The shape of carbon composite materials can also be modified via applied electrical fields, and adjusted, bent and stretched. This presents a bounty of potential applications in the future. But for the moment, Grattoni says, the focus is on implantable systems that can be adjusted without mechanical action or activation.

Powering prosthetics

While the focus of Grattoni’s work is on how carbon composites can improve nanomedical applications, developments in manufacturing the material will leave an impact outside his field. For conventional prosthetic devices, such as Alex Hunt’s arm, the composite materials will offer a more cost-effective way of creating robust structures and facilitate a better manufacturing process.

Grattoni believes there is also potential for 3D printing these materials. “The way I see it, there will be a major reduction in cost in fabricating devices,” he says, “Also, when talking about implanted systems, the biggest advantage will be in the context of forming them specifically to patient needs and the anatomy of the patient, which is key in many particular types of applications.”

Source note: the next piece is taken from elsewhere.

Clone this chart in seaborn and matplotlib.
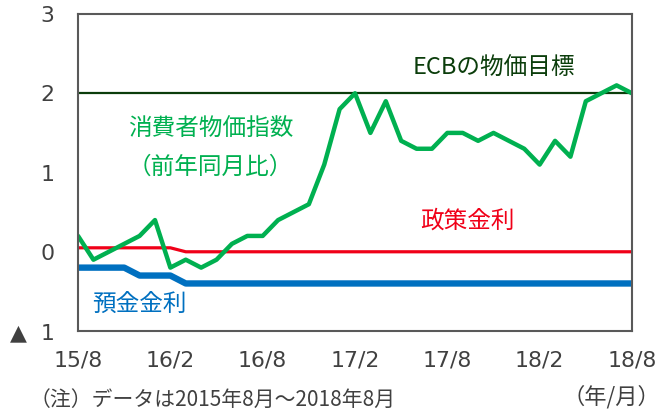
import numpy as np
import pandas as pd
import seaborn as sns
import matplotlib.pyplot as plt

# monthly data, 2015/8 .. 2018/8
months = list(range(37))
cpi = [0.2, -0.1, 0.0, 0.1, 0.2, 0.4, -0.2, -0.1, -0.2, -0.1, 0.1, 0.2, 0.2,
       0.4, 0.5, 0.6, 1.1, 1.8, 2.0, 1.5, 1.9, 1.4, 1.3, 1.3, 1.5, 1.5, 1.4,
       1.5, 1.4, 1.3, 1.1, 1.4, 1.2, 1.9, 2.0, 2.1, 2.0]
policy = [0.05] * 7 + [0.0] * 30
deposit = [-0.2] * 4 + [-0.3] * 3 + [-0.4] * 30
target = [2.0] * 37

xticks = [0, 6, 12, 18, 24, 30, 36]
xlabels = ['15/8', '16/2', '16/8', '17/2', '17/8', '18/2', '18/8']
yticks = [-1, 0, 1, 2, 3]
ylabels = ['▲  1', '0', '1', '2', '3']

df = pd.DataFrame({'month': months, 'cpi': cpi, 'policy': policy,
                   'deposit': deposit, 'target': target})

sns.set_style('white')
plt.rcParams['font.family'] = ['DejaVu Sans', 'Noto Sans CJK JP']
jp = ['Noto Sans CJK JP', 'DejaVu Sans']

fig = plt.figure(figsize=(6.67, 4.13), dpi=100)
ax = fig.add_axes([0.117, 0.1985, 0.8305, 0.7675])

sns.lineplot(data=df, x='month', y='target', color='#0B3D0B', lw=1.6, ax=ax)
sns.lineplot(data=df, x='month', y='deposit', color='#0070C0', lw=4.6, ax=ax)
sns.lineplot(data=df, x='month', y='policy', color='#F00018', lw=2.3, ax=ax)
sns.lineplot(data=df, x='month', y='cpi', color='#00B050', lw=3.2, ax=ax)

ax.set_xlim(0, 36)
ax.set_ylim(-1, 3)
ax.set_xticks(xticks)
ax.set_xticklabels(xlabels)
ax.set_yticks(yticks)
ax.set_yticklabels(ylabels)
ax.set_xlabel('')
ax.set_ylabel('')
ax.tick_params(axis='both', direction='in', length=6, width=1.3,
               color='#595959', labelsize=15.8, labelcolor='#404040')
ax.tick_params(axis='x', pad=14)
ax.tick_params(axis='y', pad=17)
for s in ax.spines.values():
    s.set_color('#595959')
    s.set_linewidth(1.5)

ax.text(27.0, 2.33, 'ECBの物価目標', color='#0B3D0B', fontsize=17,
        ha='center', va='center', family=jp)
ax.text(8.6, 1.55, '消費者物価指数', color='#00B050', fontsize=17,
        ha='center', va='center', family=jp)
ax.text(8.6, 1.07, '（前年同月比）', color='#00B050', fontsize=17,
        ha='center', va='center', family=jp)
ax.text(25.3, 0.39, '政策金利', color='#F00018', fontsize=17,
        ha='center', va='center', family=jp)
ax.text(4.0, -0.66, '預金金利', color='#0070C0', fontsize=17,
        ha='center', va='center', family=jp)

fig.text(0.917, 0.04, '（年/月）', color='#404040', fontsize=16,
         ha='center', va='center', family=jp)
fig.text(0.045, 0.004, '（注）データは2015年8月～2018年8月', color='#404040',
         fontsize=15, ha='left', va='bottom', family=jp)

fig.savefig('out.png', dpi=100)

Carbon fibre composite materials are expensive to manufacture. The partnership between Lamborghini and HMRI is an exciting start to make medical devices more costeffective and long-lasting. The power of these materials has already been seen on the tennis court and athletics track. Now is the time to explore the hidden space beneath the human skin, where developments wield great potential.

If they prove to be biocompatible, prosthetic implants and subcutaneous devices made from carbon composites could lead to significant breakthroughs in controlled drug delivery, greatly assisting those living with cancer or HIV. With Grattoni and the HMRI team hard at work, and Lamborghini revved up behind them, development might just come fast.